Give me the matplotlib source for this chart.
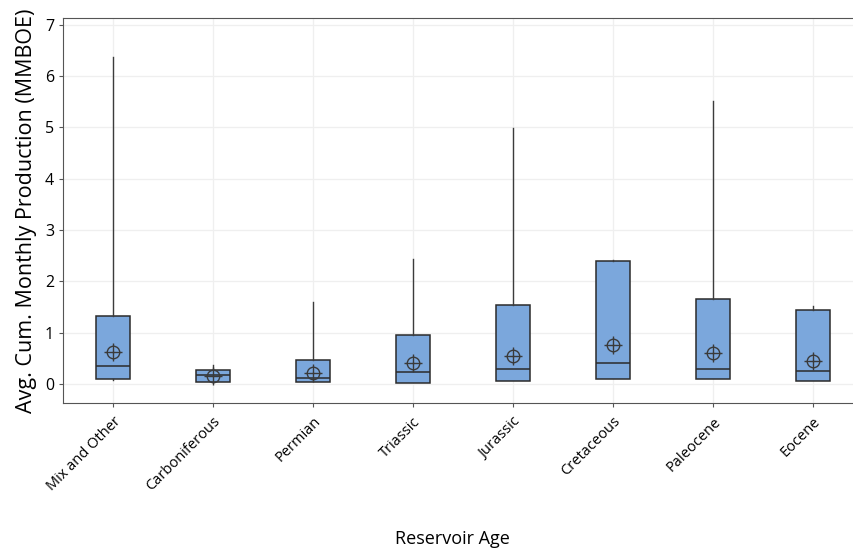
import matplotlib.pyplot as plt
import numpy as np

ages = ["Mix and Other", "Carboniferous", "Permian", "Triassic",
        "Jurassic", "Cretaceous", "Paleocene", "Eocene"]
whisker_low = [0.07, 0.03, 0.03, 0.02, 0.06, 0.10, 0.10, 0.06]
q1 = [0.10, 0.04, 0.04, 0.02, 0.06, 0.10, 0.10, 0.06]
median = [0.35, 0.17, 0.12, 0.23, 0.29, 0.41, 0.29, 0.25]
q3 = [1.32, 0.28, 0.47, 0.95, 1.54, 2.40, 1.66, 1.44]
whisker_high = [6.37, 0.37, 1.60, 2.43, 4.98, 2.42, 5.52, 1.52]
mean = [0.63, 0.16, 0.22, 0.41, 0.55, 0.76, 0.60, 0.45]

plt.rcParams['font.family'] = ['Open Sans', 'DejaVu Sans']

fig = plt.figure(figsize=(8.54, 5.51), dpi=100)
ax = fig.add_axes([0.0738, 0.2686, 0.95, 0.6987])

stats = []
for i in range(len(ages)):
    stats.append(dict(label=ages[i], whislo=whisker_low[i], q1=q1[i], med=median[i],
                      q3=q3[i], whishi=whisker_high[i], mean=mean[i], fliers=[]))

pos = np.arange(len(ages))
ax.bxp(stats, positions=pos, widths=0.34, patch_artist=True, showcaps=False,
       showmeans=False, showfliers=False,
       boxprops=dict(facecolor='#7BA7DC', edgecolor='#2b2b2b', linewidth=1.1),
       medianprops=dict(color='#2b2b2b', linewidth=1.1),
       whiskerprops=dict(color='#3c3c3c', linewidth=1.0))

# mean symbol: open circle with a crosshair
ax.plot(pos, mean, linestyle='none', marker='o', ms=9, mfc='none', mec='#3a3a3a', mew=1.0, zorder=5)
ax.plot(pos, mean, linestyle='none', marker='+', ms=13, mec='#3a3a3a', mew=1.0, zorder=5)

ax.set_xlim(-0.5, 7.61)
ax.set_ylim(-0.37, 7.13)
ax.set_yticks(range(0, 8))
ax.set_xticks(pos)
ax.set_xticklabels(ages, rotation=45, ha='right', rotation_mode='anchor', fontsize=10.5)
ax.tick_params(axis='y', labelsize=11.5, length=3, color='#555555')
ax.tick_params(axis='x', length=3, color='#555555', pad=5)
ax.grid(True, color='#efefef', linewidth=0.9)
ax.set_axisbelow(True)
for side in ['left', 'bottom', 'top']:
    ax.spines[side].set_color('#555555')
ax.spines['right'].set_visible(False)

ax.set_ylabel("Avg. Cum. Monthly Production (MMBOE)", fontsize=15.5, labelpad=6)
fig.text(0.53, 0.012, "Reservoir Age", ha='center', fontsize=13)

fig.savefig("out.png", dpi=100)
******
- _Your task_: Go through the data above and transcribe it in full, omitting any image.

- _Problem solution_:
Give me the matplotlib source for this chart.
import matplotlib.pyplot as plt
import numpy as np

ages = ["Mix and Other", "Carboniferous", "Permian", "Triassic",
        "Jurassic", "Cretaceous", "Paleocene", "Eocene"]
whisker_low = [0.07, 0.03, 0.03, 0.02, 0.06, 0.10, 0.10, 0.06]
q1 = [0.10, 0.04, 0.04, 0.02, 0.06, 0.10, 0.10, 0.06]
median = [0.35, 0.17, 0.12, 0.23, 0.29, 0.41, 0.29, 0.25]
q3 = [1.32, 0.28, 0.47, 0.95, 1.54, 2.40, 1.66, 1.44]
whisker_high = [6.37, 0.37, 1.60, 2.43, 4.98, 2.42, 5.52, 1.52]
mean = [0.63, 0.16, 0.22, 0.41, 0.55, 0.76, 0.60, 0.45]

plt.rcParams['font.family'] = ['Open Sans', 'DejaVu Sans']

fig = plt.figure(figsize=(8.54, 5.51), dpi=100)
ax = fig.add_axes([0.0738, 0.2686, 0.95, 0.6987])

stats = []
for i in range(len(ages)):
    stats.append(dict(label=ages[i], whislo=whisker_low[i], q1=q1[i], med=median[i],
                      q3=q3[i], whishi=whisker_high[i], mean=mean[i], fliers=[]))

pos = np.arange(len(ages))
ax.bxp(stats, positions=pos, widths=0.34, patch_artist=True, showcaps=False,
       showmeans=False, showfliers=False,
       boxprops=dict(facecolor='#7BA7DC', edgecolor='#2b2b2b', linewidth=1.1),
       medianprops=dict(color='#2b2b2b', linewidth=1.1),
       whiskerprops=dict(color='#3c3c3c', linewidth=1.0))

# mean symbol: open circle with a crosshair
ax.plot(pos, mean, linestyle='none', marker='o', ms=9, mfc='none', mec='#3a3a3a', mew=1.0, zorder=5)
ax.plot(pos, mean, linestyle='none', marker='+', ms=13, mec='#3a3a3a', mew=1.0, zorder=5)

ax.set_xlim(-0.5, 7.61)
ax.set_ylim(-0.37, 7.13)
ax.set_yticks(range(0, 8))
ax.set_xticks(pos)
ax.set_xticklabels(ages, rotation=45, ha='right', rotation_mode='anchor', fontsize=10.5)
ax.tick_params(axis='y', labelsize=11.5, length=3, color='#555555')
ax.tick_params(axis='x', length=3, color='#555555', pad=5)
ax.grid(True, color='#efefef', linewidth=0.9)
ax.set_axisbelow(True)
for side in ['left', 'bottom', 'top']:
    ax.spines[side].set_color('#555555')
ax.spines['right'].set_visible(False)

ax.set_ylabel("Avg. Cum. Monthly Production (MMBOE)", fontsize=15.5, labelpad=6)
fig.text(0.53, 0.012, "Reservoir Age", ha='center', fontsize=13)

fig.savefig("out.png", dpi=100)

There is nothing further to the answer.